Metropolitan News-Enterprise

 

Tuesday, June 20, 2017

 

Page 1

 

Blank Space in Plea Form Causes Slash in Fine

Acting C.A. Presiding Justice Rubin Says That Where Dollar Amount of Restitution Isn’t Filled In, It Doesn’t Mean Judge Has Discretion to Impose Any Statutorily Authorized Amount

 

By a MetNews Staff Writer

 

A blank space on a plea form next to the amount of the fine does not mean that it’s up to the judge to decide later what to impose, the Court of Appeal for this district has held in striking a $1,200 restitutionary fine which, although within the statutorily authorized range, was not expressly agreed to by the defendant during plea negotiations.

Div. Eight, in an unpublished opinion filed Thursday, lowered to $300 the fine imposed on Andre Durouso, a registered sex offender who pled no contest to failing to update information as to his address.

The opinion affirms, as modified, the sentence imposed by Los Angeles Superior Court Judge Kathleen Blanchard.

Writing for the appeals court, Acting Presiding Justice Laurence D. Rubin declared:

“In our view the agreement affirmatively represented that a restitution fine would not be imposed, and the amount ordered was a significant deviation from the plea bargain, thus violating the agreement.”

He concluded that the agreement called for no restitutionary fine because a form Durouso signed provided: “$    to the Victim Restitution Fund.”

A.G. Office’s View

The Office of Attorney General insisted that “TBD”—signifying “To Be Determined,” was written at a diagonal, “in a manner suggesting that ‘TBD’ is intended to apply to all nine of the options.”

Rubin wrote:

“We disagree. The plea form provides clear instructions to a defendant of the fines that will be imposed as part of his plea deal: either an amount or ‘TBD’ is to be written next to the “$” sign provided with each itemized fine. Because the plea form left blank the line next to the restitution fine, the plea agreement did not adequately notify Durouso that a restitution fine would be imposed upon him.

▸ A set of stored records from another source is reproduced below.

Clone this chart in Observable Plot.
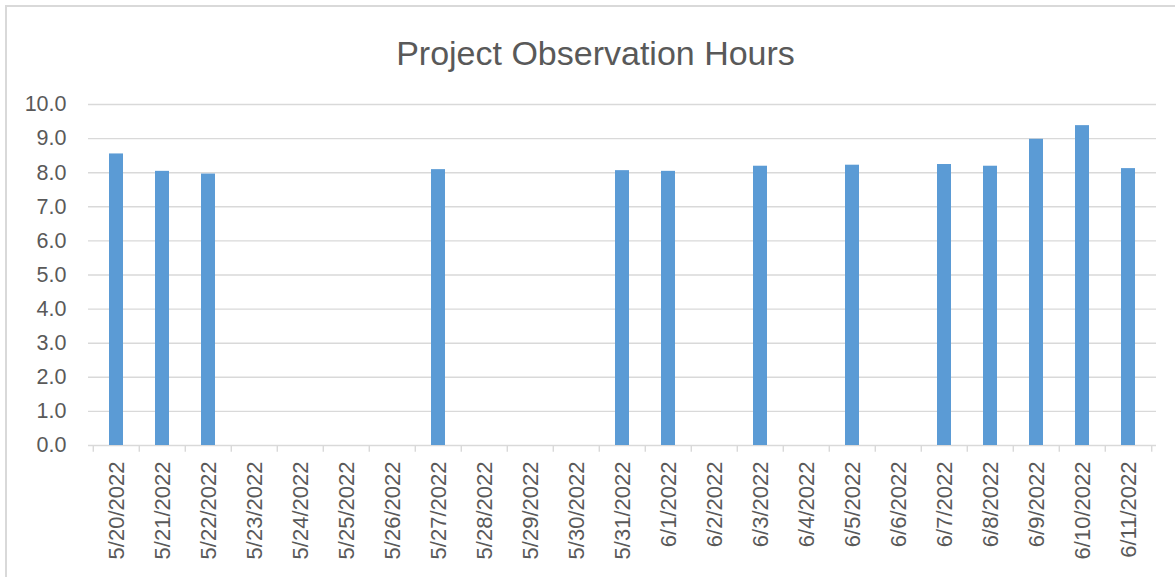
<!DOCTYPE html>
<html>
<head>
<meta charset="utf-8">
<script src="https://cdn.jsdelivr.net/npm/d3@7"></script>
<script src="https://cdn.jsdelivr.net/npm/@observablehq/plot@0.6"></script>
<style>
  html, body { margin: 0; padding: 0; background: #fff; }
  #wrap { position: relative; width: 1175px; height: 577px; overflow: hidden; font-family: "Liberation Sans", Arial, sans-serif; }
  #frame { position: absolute; left: 5px; top: 5px; width: 1200px; height: 600px; border-left: 2px solid #d9d9d9; border-top: 2px solid #d9d9d9; box-sizing: border-box; }
  #title { position: absolute; left: 0; width: 1191px; top: 36px; text-align: center; font-size: 34px; line-height: 34px; color: #595959; }
  #chart { position: absolute; left: 0; top: 0; }
</style>
</head>
<body>
<div id="wrap">
  <div id="frame"></div>
  <div id="chart"></div>
  <div id="title">Project Observation Hours</div>
</div>
<script>
const dates = ["5/20/2022","5/21/2022","5/22/2022","5/23/2022","5/24/2022","5/25/2022","5/26/2022","5/27/2022","5/28/2022","5/29/2022","5/30/2022","5/31/2022","6/1/2022","6/2/2022","6/3/2022","6/4/2022","6/5/2022","6/6/2022","6/7/2022","6/8/2022","6/9/2022","6/10/2022","6/11/2022"];
const hours = [8.55, 8.04, 7.96, null, null, null, null, 8.09, null, null, null, 8.06, 8.04, null, 8.19, null, 8.22, null, 8.24, 8.19, 8.98, 9.38, 8.12];
const yTicks = [0,1,2,3,4,5,6,7,8,9,10];

const data = dates.map((d, i) => ({date: d, hours: hours[i]})).filter(d => d.hours != null);

const W = 1175, H = 577, mL = 88, mR = 19, mT = 104, mB = 132;
const step = (W - mL - mR) / dates.length;
const grey = "#d9d9d9";
const textCol = "#595959";

const chart = Plot.plot({
  width: W,
  height: H,
  marginLeft: mL,
  marginRight: mR,
  marginTop: mT,
  marginBottom: mB,
  style: {fontFamily: "'Liberation Sans', Arial, sans-serif", fontSize: "21px", color: textCol, background: "transparent", overflow: "visible"},
  x: {domain: dates, paddingInner: 0.69, paddingOuter: 0.345},
  y: {domain: [0, 10]},
  marks: [
    Plot.gridY(yTicks, {stroke: grey, strokeOpacity: 1, strokeWidth: 1.4}),
    Plot.barY(data, {x: "date", y: "hours", fill: "#5b9bd5"}),
    Plot.ruleX(dates, {x: d => d, y1: 0, y2: -0.2, dx: -step / 2, stroke: grey, strokeWidth: 1.4}),
    Plot.ruleX([dates[dates.length - 1]], {x: d => d, y1: 0, y2: -0.2, dx: step / 2, stroke: grey, strokeWidth: 1.4}),
    Plot.axisY(yTicks, {tickSize: 0, tickPadding: 22, tickFormat: d => d.toFixed(1), label: null, fill: textCol, fontSize: 21.5}),
    Plot.axisX({tickSize: 0, tickPadding: 16, tickRotate: -90, label: null, fill: textCol, fontSize: 22})
  ]
});
document.getElementById("chart").appendChild(chart);
</script>
</body>
</html>
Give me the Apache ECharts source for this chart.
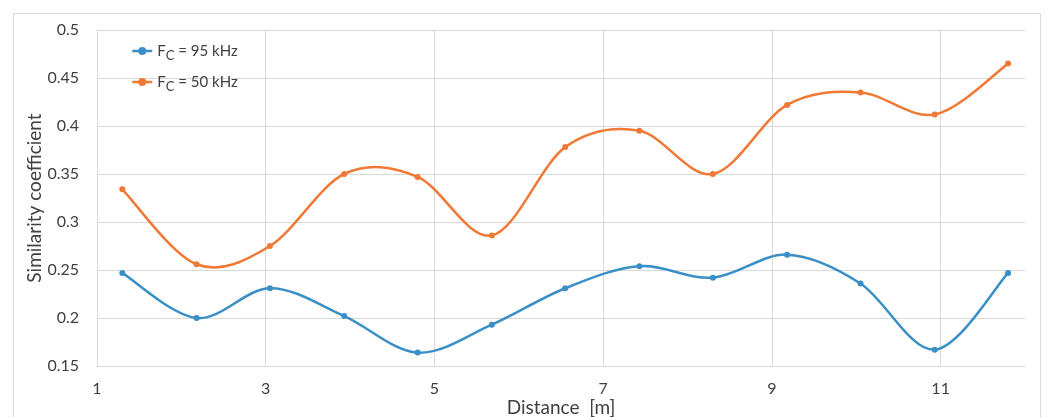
<!DOCTYPE html>
<html>
<head>
<meta charset="utf-8">
<script src="https://cdn.jsdelivr.net/npm/echarts@6/dist/echarts.min.js"></script>
<style>
html,body{margin:0;padding:0;background:#fff;}
#main{width:1046px;height:417px;}
</style>
</head>
<body>
<div id="main"></div>
<script>
const distance = [1.3, 2.18, 3.05, 3.93, 4.8, 5.68, 6.55, 7.43, 8.3, 9.18, 10.05, 10.93, 11.8];
const fc95 = [0.247, 0.200, 0.231, 0.202, 0.164, 0.193, 0.231, 0.254, 0.242, 0.266, 0.236, 0.167, 0.247];
const fc50 = [0.334, 0.256, 0.275, 0.350, 0.347, 0.286, 0.378, 0.395, 0.350, 0.422, 0.435, 0.412, 0.465];
const seriesNames = ['FC = 95 kHz', 'FC = 50 kHz'];
const xTitle = 'Distance  [m]';
const yTitle = 'Similarity coefficient';

const font = 'Lato, "Open Sans", sans-serif';
const txt = '#404040';
const gridColor = '#d9d9d9';
const colors = ['#3a8fc6', '#f07a35'];

// Excel-like smoothed curve (Catmull-Rom) drawn through the axis scales
function smoothCurve(values, color) {
  return {
    type: 'custom',
    coordinateSystem: 'cartesian2d',
    silent: true,
    z: 1,
    data: distance.map((d, i) => [d, values[i]]),
    encode: {x: 0, y: 1},
    renderItem: function (params, api) {
      if (params.dataIndex !== 0) return null;
      const pts = distance.map((d, i) => api.coord([d, values[i]]));
      const n = pts.length;
      let path = 'M' + pts[0][0] + ' ' + pts[0][1];
      for (let i = 0; i < n - 1; i++) {
        const p0 = pts[Math.max(i - 1, 0)];
        const p1 = pts[i];
        const p2 = pts[i + 1];
        const p3 = pts[Math.min(i + 2, n - 1)];
        const c1x = p1[0] + (p2[0] - p0[0]) / 6;
        const c1y = p1[1] + (p2[1] - p0[1]) / 6;
        const c2x = p2[0] - (p3[0] - p1[0]) / 6;
        const c2y = p2[1] - (p3[1] - p1[1]) / 6;
        path += ' C' + c1x + ' ' + c1y + ' ' + c2x + ' ' + c2y + ' ' + p2[0] + ' ' + p2[1];
      }
      return {
        type: 'path',
        shape: {pathData: path},
        style: {fill: 'none', stroke: color, lineWidth: 2.5, lineJoin: 'round', lineCap: 'round'}
      };
    }
  };
}

const chart = echarts.init(document.getElementById('main'), null, {renderer: 'canvas'});
chart.setOption({
  animation: false,
  backgroundColor: '#ffffff',
  textStyle: {fontFamily: font},
  graphic: [{
    type: 'rect',
    shape: {x: 13.5, y: 13.5, width: 1027, height: 420},
    style: {fill: 'none', stroke: gridColor, lineWidth: 1},
    silent: true
  }],
  grid: {left: 97, right: 21, top: 30, bottom: 51, containLabel: false, outerBoundsMode: 'none'},
  legend: {
    orient: 'vertical',
    left: 126,
    top: 36,
    itemWidth: 20,
    itemHeight: 10,
    itemGap: 10,
    data: seriesNames,
    lineStyle: {opacity: 1, width: 2.5},
    formatter: function (name) {
      return '{f|F}{s|C}{t|' + name.slice(2) + '}';
    },
    textStyle: {
      color: txt,
      fontFamily: font,
      rich: {
        f: {fontSize: 15, color: txt, fontFamily: font, lineHeight: 22, verticalAlign: 'middle'},
        s: {fontSize: 13, color: txt, fontFamily: font, lineHeight: 22, verticalAlign: 'bottom', padding: [8, 0, 0, 0]},
        t: {fontSize: 15, color: txt, fontFamily: font, lineHeight: 22, verticalAlign: 'middle'}
      }
    }
  },
  xAxis: {
    type: 'value',
    min: 1,
    max: 12,
    interval: 2,
    name: xTitle,
    nameLocation: 'middle',
    nameGap: 32,
    nameMoveOverlap: false,
    nameTextStyle: {fontSize: 19, color: txt, fontFamily: font},
    axisLine: {show: true, lineStyle: {color: gridColor, width: 1}},
    axisTick: {show: false},
    axisLabel: {fontSize: 16, color: txt, margin: 15, showMaxLabel: false, fontFamily: font},
    splitLine: {show: true, showMaxLine: false, lineStyle: {color: gridColor, width: 1}}
  },
  yAxis: {
    type: 'value',
    min: 0.15,
    max: 0.5,
    interval: 0.05,
    name: yTitle,
    nameLocation: 'middle',
    nameRotate: 90,
    nameGap: 53,
    nameMoveOverlap: false,
    nameTextStyle: {fontSize: 19, color: txt, fontFamily: font},
    axisLine: {show: false},
    axisTick: {show: false},
    axisLabel: {fontSize: 16, color: txt, margin: 18, fontFamily: font},
    splitLine: {show: true, lineStyle: {color: gridColor, width: 1}}
  },
  series: [
    {
      name: seriesNames[0],
      type: 'line',
      z: 3,
      data: distance.map((d, i) => [d, fc95[i]]),
      symbol: 'circle',
      symbolSize: 6,
      lineStyle: {color: colors[0], width: 2.5, opacity: 0},
      itemStyle: {color: colors[0]}
    },
    {
      name: seriesNames[1],
      type: 'line',
      z: 3,
      data: distance.map((d, i) => [d, fc50[i]]),
      symbol: 'circle',
      symbolSize: 6,
      lineStyle: {color: colors[1], width: 2.5, opacity: 0},
      itemStyle: {color: colors[1]}
    },
    smoothCurve(fc95, colors[0]),
    smoothCurve(fc50, colors[1])
  ]
});
</script>
</body>
</html>
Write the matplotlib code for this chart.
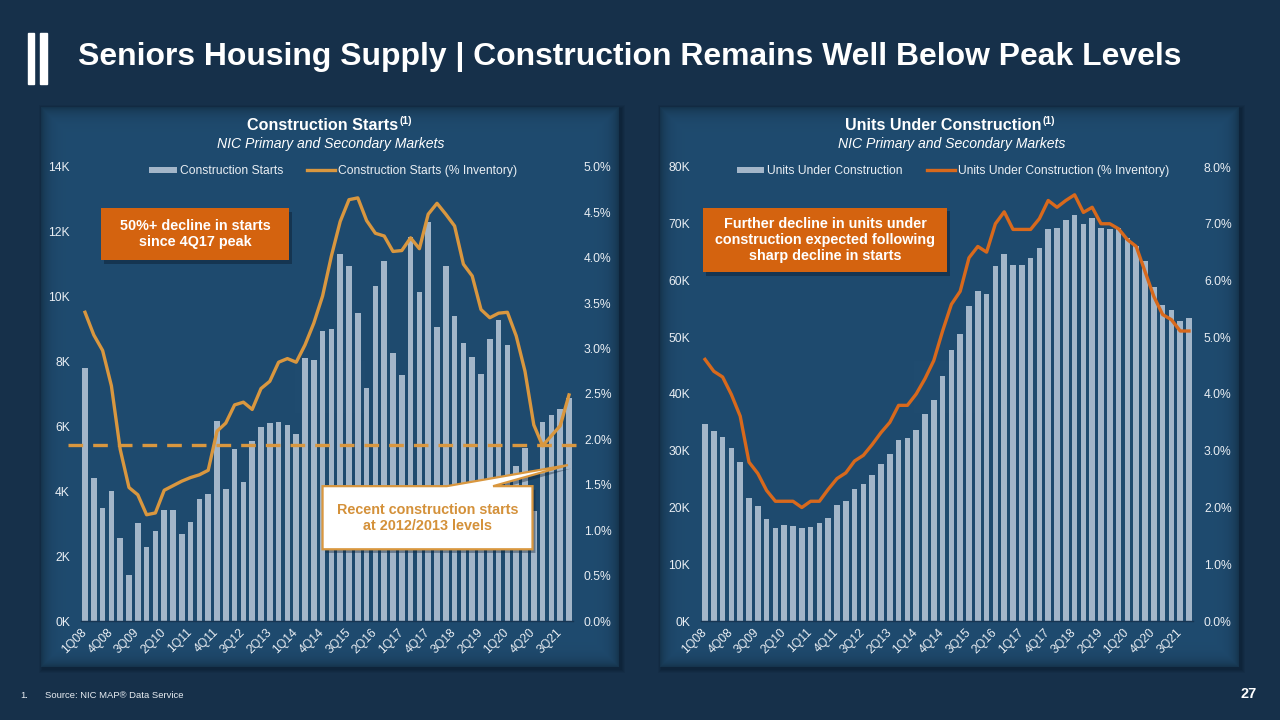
import numpy as np
import matplotlib
matplotlib.use('Agg')
import matplotlib.pyplot as plt
from matplotlib.patches import Polygon, Rectangle, Patch
from matplotlib.lines import Line2D

plt.rcParams['font.family'] = ['Liberation Sans', 'DejaVu Sans']

# ---------------- data ----------------
quarters = ['1Q08', '2Q08', '3Q08', '4Q08', '1Q09', '2Q09', '3Q09', '4Q09',
            '1Q10', '2Q10', '3Q10', '4Q10', '1Q11', '2Q11', '3Q11', '4Q11',
            '1Q12', '2Q12', '3Q12', '4Q12', '1Q13', '2Q13', '3Q13', '4Q13',
            '1Q14', '2Q14', '3Q14', '4Q14', '1Q15', '2Q15', '3Q15', '4Q15',
            '1Q16', '2Q16', '3Q16', '4Q16', '1Q17', '2Q17', '3Q17', '4Q17',
            '1Q18', '2Q18', '3Q18', '4Q18', '1Q19', '2Q19', '3Q19', '4Q19',
            '1Q20', '2Q20', '3Q20', '4Q20', '1Q21', '2Q21', '3Q21', '4Q21']

construction_starts = [7800, 4410, 3490, 4000, 2550, 1430, 3010, 2270,
                       2790, 3410, 3410, 2670, 3060, 3750, 3920, 6160,
                       4060, 5290, 4280, 5540, 5990, 6110, 6140, 6030,
                       5770, 8110, 8050, 8930, 9010, 11330, 10960, 9500,
                       7180, 10320, 11110, 8260, 7580, 11840, 10130, 12290,
                       9060, 10940, 9420, 8580, 8130, 7630, 8710, 9290,
                       8500, 4790, 5340, 3400, 6150, 6360, 6550, 6880]

starts_pct_inventory = [3.40, 3.15, 2.98, 2.59, 1.89, 1.47, 1.39, 1.17,
                        1.19, 1.44, 1.49, 1.54, 1.58, 1.61, 1.66, 2.09,
                        2.18, 2.38, 2.41, 2.33, 2.56, 2.64, 2.85, 2.89,
                        2.85, 3.04, 3.28, 3.58, 4.02, 4.40, 4.64, 4.66,
                        4.41, 4.27, 4.24, 4.07, 4.08, 4.22, 4.10, 4.48,
                        4.60, 4.48, 4.35, 3.93, 3.80, 3.43, 3.34, 3.39,
                        3.40, 3.14, 2.75, 2.16, 1.93, 2.04, 2.15, 2.49]

units_under_construction = [34800, 33400, 32400, 30500, 28100, 21700, 20300, 17900,
                            16400, 16900, 16800, 16400, 16500, 17300, 18200, 20500,
                            21100, 23200, 24100, 25800, 27600, 29500, 31900, 32200,
                            33700, 36500, 39000, 43100, 47800, 50600, 55500, 58200,
                            57700, 62600, 64700, 62800, 62800, 64000, 65800, 69000,
                            69300, 70700, 71500, 70000, 71000, 69200, 69000, 69200,
                            67500, 66000, 63500, 58900, 55600, 54800, 52900, 53400]

uc_pct_inventory = [4.61, 4.40, 4.30, 3.99, 3.61, 2.80, 2.60, 2.30,
                    2.11, 2.11, 2.11, 2.00, 2.11, 2.11, 2.32, 2.51,
                    2.61, 2.82, 2.92, 3.11, 3.32, 3.50, 3.80, 3.80,
                    4.00, 4.27, 4.59, 5.11, 5.58, 5.81, 6.40, 6.60,
                    6.50, 7.00, 7.21, 6.90, 6.90, 6.90, 7.09, 7.41,
                    7.29, 7.41, 7.51, 7.20, 7.29, 7.00, 7.00, 6.91,
                    6.72, 6.60, 6.16, 5.72, 5.40, 5.31, 5.11, 5.11]

reference_level_pct = 1.94   # dashed "2012/2013 level" line

left_yticks = [0, 2000, 4000, 6000, 8000, 10000, 12000, 14000]
left_rticks = [0.0, 0.5, 1.0, 1.5, 2.0, 2.5, 3.0, 3.5, 4.0, 4.5, 5.0]
right_yticks = [0, 10000, 20000, 30000, 40000, 50000, 60000, 70000, 80000]
right_rticks = [0.0, 1.0, 2.0, 3.0, 4.0, 5.0, 6.0, 7.0, 8.0]

# ---------------- styling ----------------
W, H = 1280, 720
BG = '#16304A'
PANEL = np.array([31, 75, 111]) / 255.0
BAR = '#A3B6C9'
LINE_L = '#D9973F'
LINE_R = '#D8691C'
ORANGE_BOX = '#D4630F'
TXT = '#E9EEF3'
SPINE = '#173552'
TICK_FS = 8.7

fig = plt.figure(figsize=(W / 100, H / 100), dpi=100)
fig.patch.set_facecolor(BG)


def fx(px):
    return px / W


def fy(py):
    return (H - py) / H


def add_panel(x0, y0, x1, y1):
    # soft drop shadow
    for k, a in [(4, 0.10), (3, 0.14), (2, 0.18), (1, 0.22)]:
        fig.patches.append(Rectangle((fx(x0 - k + 2), fy(y1 + k + 2)), fx(x1 - x0 + 2 * k),
                                     (y1 - y0 + 2 * k) / H, transform=fig.transFigure,
                                     facecolor='#0B1C2C', alpha=a, edgecolor='none', zorder=0))
    ax = fig.add_axes([fx(x0), fy(y1), fx(x1 - x0), (y1 - y0) / H], zorder=0.5)
    w, h = int(x1 - x0), int(y1 - y0)
    xx = np.arange(w)[None, :]
    yy = np.arange(h)[:, None]
    d = np.minimum(np.minimum(xx, w - 1 - xx), np.minimum(yy, h - 1 - yy)).astype(float)
    f = 1 - 0.30 * np.exp(-d / 7.0)
    img = PANEL[None, None, :] * f[:, :, None]
    ax.imshow(img, aspect='auto', extent=[0, 1, 0, 1], interpolation='nearest')
    ax.set_axis_off()
    return ax


add_panel(41, 107, 619, 667)
add_panel(660, 107, 1239, 667)

# logo bars
for (a, b) in [(28, 34), (40, 47)]:
    fig.patches.append(Rectangle((fx(a), fy(84)), fx(b - a), (84 - 33) / H,
                                 transform=fig.transFigure, color='white', zorder=5))

# main title (fit to measured width)
title = fig.text(fx(78), fy(57), 'Seniors Housing Supply | Construction Remains Well Below Peak Levels',
                 color='white', fontsize=21, fontweight='bold', ha='left', va='center')
renderer = fig.canvas.get_renderer()
tw = title.get_window_extent(renderer=renderer).width
title.set_fontsize(21 * 1104 / tw)

# footer
fig.text(fx(20), fy(695), '1.', color=TXT, fontsize=6.8, ha='left', va='center')
fig.text(fx(45), fy(695), 'Source: NIC MAP\u00ae Data Service', color=TXT, fontsize=6.8,
         ha='left', va='center')
fig.text(fx(1257), fy(694), '27', color='white', fontsize=10.5, fontweight='bold',
         ha='right', va='center')


def panel_titles(cx, title_txt):
    t = fig.text(fx(cx), fy(126), title_txt, color='white', fontsize=11.6, fontweight='bold',
                 ha='center', va='center')
    bb = t.get_window_extent(renderer=renderer)
    fig.text(bb.x1 / W + fx(1), fy(121), '(1)', color='white', fontsize=7.5, fontweight='bold',
             ha='left', va='center')
    fig.text(fx(cx + 8), fy(144), 'NIC Primary and Secondary Markets', color='white',
             fontsize=10.1, fontstyle='italic', ha='center', va='center')


panel_titles(322.5, 'Construction Starts')
panel_titles(943.5, 'Units Under Construction')

x = np.arange(len(quarters))
AX_W = 492.8
AX_B, AX_T = 621, 167


def build(ax_left_px, bars, pct, ymax, yticks, rmax, rticks, line_color, bar_label, line_label):
    ax = fig.add_axes([fx(ax_left_px), fy(AX_B), fx(AX_W), (AX_B - AX_T) / H], zorder=2)
    ax.set_facecolor('none')
    ax.bar(x, bars, width=0.62, color=BAR, zorder=2)
    ax.set_xlim(-0.5, len(quarters) - 0.5)
    ax.set_ylim(0, ymax)
    ax.set_yticks(yticks)
    ax.set_yticklabels([f'{int(v / 1000)}K' for v in yticks])
    ax.set_xticks(x[::3])
    ax.set_xticklabels(quarters[::3], rotation=45, ha='right', va='center',
                       rotation_mode='anchor')
    ax.tick_params(axis='both', length=0, colors=TXT, labelsize=TICK_FS)
    ax.tick_params(axis='y', pad=7.6)
    ax.tick_params(axis='x', pad=7)
    for s in ['top', 'left', 'right']:
        ax.spines[s].set_visible(False)
    ax.spines['bottom'].set_color(SPINE)
    ax.spines['bottom'].set_linewidth(1.0)

    axr = ax.twinx()
    axr.set_zorder(3)
    axr.set_facecolor('none')
    axr.plot(x, pct, color=line_color, lw=2.4, solid_joinstyle='round', zorder=4)
    axr.set_ylim(0, rmax)
    axr.set_yticks(rticks)
    axr.set_yticklabels([f'{v:.1f}%' for v in rticks])
    axr.tick_params(axis='y', length=0, colors=TXT, labelsize=TICK_FS, pad=7.6)
    for s in axr.spines.values():
        s.set_visible(False)

    handles = [Patch(facecolor=BAR, edgecolor='none'),
               Line2D([], [], color=line_color, lw=2.4)]
    leg = axr.legend(handles, [bar_label, line_label], loc='center', ncol=2,
                     bbox_to_anchor=(0.512, 0.991), frameon=False, fontsize=TICK_FS,
                     handlelength=2.3, handleheight=0.45, handletextpad=0.25,
                     columnspacing=2.0, borderaxespad=0)
    for t in leg.get_texts():
        t.set_color(TXT)
    return ax, axr


axL, axLr = build(80.6, construction_starts, starts_pct_inventory, 14000, left_yticks,
                  5.0, left_rticks, LINE_L, 'Construction Starts', 'Construction Starts (% Inventory)')
axR, axRr = build(700.6, units_under_construction, uc_pct_inventory, 80000, right_yticks,
                  8.0, right_rticks, LINE_R, 'Units Under Construction',
                  'Units Under Construction (% Inventory)')

# dashed reference line (extends slightly past the plot area)
axLr.plot([-0.0256, 1.017], [reference_level_pct / 5.0] * 2, transform=axLr.transAxes,
          color=LINE_L, lw=2.4, dashes=(4.4, 3.0), clip_on=False, zorder=3)


# orange callouts
def orange_box(ax, x0, y0, x1, y1, text):
    shadow = Rectangle((x0 + 0.006, y0 - 0.008), x1 - x0, y1 - y0, transform=ax.transAxes,
                       facecolor='#0E2236', alpha=0.5, edgecolor='none', zorder=8, clip_on=False)
    ax.add_patch(shadow)
    ax.add_patch(Rectangle((x0, y0), x1 - x0, y1 - y0, transform=ax.transAxes,
                           facecolor=ORANGE_BOX, edgecolor='none', zorder=9, clip_on=False))
    ax.text((x0 + x1) / 2, (y0 + y1) / 2, text, transform=ax.transAxes, color='white',
            fontsize=10.4, fontweight='bold', ha='center', va='center', linespacing=1.2,
            zorder=10)


orange_box(axLr, 0.0414, 0.795, 0.423, 0.9097, '50%+ decline in starts\nsince 4Q17 peak')
orange_box(axRr, 0.0043, 0.768, 0.5006, 0.910,
           'Further decline in units under\nconstruction expected following\nsharp decline in starts')

# white callout with pointer
bx0, by0, bx1, by1 = 0.491, 0.158, 0.917, 0.297
pts = [(bx0, by0), (bx1, by0), (bx1, by1), (0.837, by1), (0.989, 0.3436),
       (0.743, by1), (bx0, by1)]
axLr.add_patch(Polygon([(px + 0.006, py - 0.008) for px, py in pts], closed=True,
                       transform=axLr.transAxes, facecolor='#0E2236', alpha=0.4,
                       edgecolor='none', zorder=8, clip_on=False))
axLr.add_patch(Polygon(pts, closed=True, transform=axLr.transAxes, facecolor='white',
                       edgecolor=LINE_L, lw=1.6, joinstyle='miter', zorder=9, clip_on=False))
axLr.text((bx0 + bx1) / 2, (by0 + by1) / 2, 'Recent construction starts\nat 2012/2013 levels',
          transform=axLr.transAxes, color='#D4913A', fontsize=10.4, fontweight='bold',
          ha='center', va='center', linespacing=1.2, zorder=10)

fig.savefig('out.png', dpi=100, facecolor=BG)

We conclude the diagonal TBD did not unequivocally put him on notice otherwise.”

He declared that the $1,2000 fine “was a significant deviation from the negotiated terms of the bargain.”

Appropriate Remedy

The jurist noted that in People v. Walker (1991) 54 Cal.3d 1013, the California Supreme Court dealt with a situation where, after a defendant pled guilty, the judge imposed a $5,000 restitution fine. Rubin recited that the high court found that the fine could not be stricken because such a fine is statutorily required unless the sentencing judge states, on the record, “compelling and extraordinary reasons” for not imposing it, and allowing the defendant to withdraw the plea and go to trial would on the record would contravene the notion that plea bargains “facilitate the efficient disposition of causes.”

In ordering the fine reduced to what was then the statutory minimum, $100, the court in Walker said, the amount was not so “significant” as to breach the plea bargain,

Likewise, Rubin said, imposing a $300 on Durouso “is not significant in the context of the bargain as a whole.”

Durouso agreed to a two-year prison term, doubled based on a prior strike.

The case is People v. Durouso, B272181.

The defendant was represented by Benjamin Adam Owens, of Baton Rouge, Louisiana. He was appointed by the Court of Appeal on July 27, 2016, and, after requesting and securing three extensions, filed a Wende brief on Nov. 28, indicating there were no arguable issues.

The court, on its own, spotted the issue relating to the restitutionary fine, as well as Blanchard denying custody credits for the time Durouso spent in jail from the time of his arrest in Ohio for a parole violation to the time the charges were filed for not keeping registration information up-to-date. In a Jan. 31 order, it requested briefing on the issues.

The parole violation was failing to wear a GPS tag. Rubin concluded that Blanchard’s decision to deny pre-filing credit was correct because Durouso’s “jail time prior to the filing of charges in this case was attributable to a parole violation based on different conduct than the failure to file a change of address.”